Farmers in India have access to a number of services that provide agricultural information. Among these, Reuters Market Light (RML)–offered through the Indian branch of Thomson-Reuters–distributes price, weather, and crop advisory information via SMS messages at a low monthly cost (approximately US$1.50 per month in 2009). RML subscribers receive between 75 and 100 SMS messages per month on a range of content including market information, weather forecasts, crop advisory tips, and commodity news.
At the time of this evaluation, Reuters had approximately 25,000 RML subscribers in Maharashtra. However, from 2007–when the service was launched–to 2010–when this evaluation ended–only 0.4 percent of the total farmer population subscribed to RML.
Details of the intervention
Researchers partnered with Thomson-Reuters to evaluate the effect of RML information services on farmers’ crop prices, cultivation practices, and crop losses.
The study focused on five types of crops grown in the central region of Maharashtra: tomatoes, pomegranates, onions, wheat, and soybeans. For each of the five crops, researchers selected one district where the crop was widely grown by small farmers for sale. They selected a total of 100 villages–20 in each of the five districts–located in areas not previously targeted by RML marketing campaigns. Ten farmers were then chosen from each village for surveying, yielding a total sample of 1,000 farmers.
Researchers randomly divided farmers into the three following groups:
- Ten farmers group: In the first group, all ten farmers in a selected village were offered the RML service free of charge for one year.
- Three farmers group: In the second group, three farmers were randomly selected among the village sample and were offered free RML services for one year. By assigning a smaller number of farmers to receive the intervention, researchers aimed to assess the extent to which farmers communicate with one another by analyzing whether other farmers in the village also benefited from the RML service.
- No farmers group: In the comparison villages, no farmers were offered RML and no marketing was done by Thomson-Reuters.
Results and policy lessons
Counter to the hypothesis that agricultural information generates economic benefits for farmers, researchers found no effect of RML on prices, crop losses, or cultivation practices. However, the intervention did influence the places where farmers decided to sell their output.
Researchers observed limited adherence to the RML service: Only 59 percent of farmers offered the RML service reported actually subscribing and completing the necessary activation sequence on their phones. When asked why they did not use the service, some farmers indicated that they believed they would be charged for service later on. Others noted they were unable to use it due to changes in phone number or migration—for example, a household member leaving the farm and taking the phone number with them.

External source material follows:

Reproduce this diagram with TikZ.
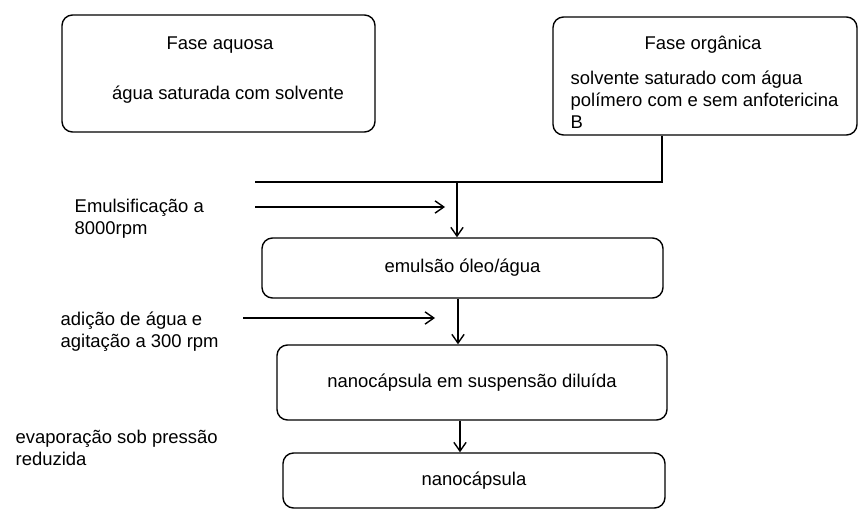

Farmers who subscribed were more likely to use the RML service as a source of information: Farmers who subscribed to the service were 39-46 percent more likely to reference RML as a source of information on crop prices, weather prediction, and input use. Researchers found users reported an increase in their likelihood of grading or sorting their crops, suggesting farmers leveraged information transmitted via SMS messages. Farmers in the three farmers groups were also 6 percent more likely to share the information with others.
Receiving information did not affect farmers’ economic outcomes overall: Access to RML information had no effect on the crop prices farmers received. Counter to the researchers’ initial hypothesis, providing farmers with information did not enable them to negotiate better prices with traders. This might have happened because farmers sold their crops almost exclusively to a wholesale agricultural market nearby, limiting opportunities for negotiation and spatial arbitrage. In addition, it did not decrease the likelihood of crop losses resulting from rainstorms or induce farmers to change crop varieties or cultivation practices. However, different effects were found for young farmers: those who subscribed to the RML service received a price about 6 percent higher on average suggesting that less experienced farmers gained something from RML.
Information had an effect on where farmers sell their crops: Researchers found evidence that farmers who used the RML service were more likely to sell at more a distant wholesale market or mandi (markets where prices are regulated by the state). This suggests that RML helped some farmers realize they could obtain higher prices for their crops by traveling to more distant markets, rather than by selling at a closer market or on their own farm.
Based on the evidence provided by this evaluation, the World Bank decided not to launch a large-scale project extending phone-based price information to all extension agents in India.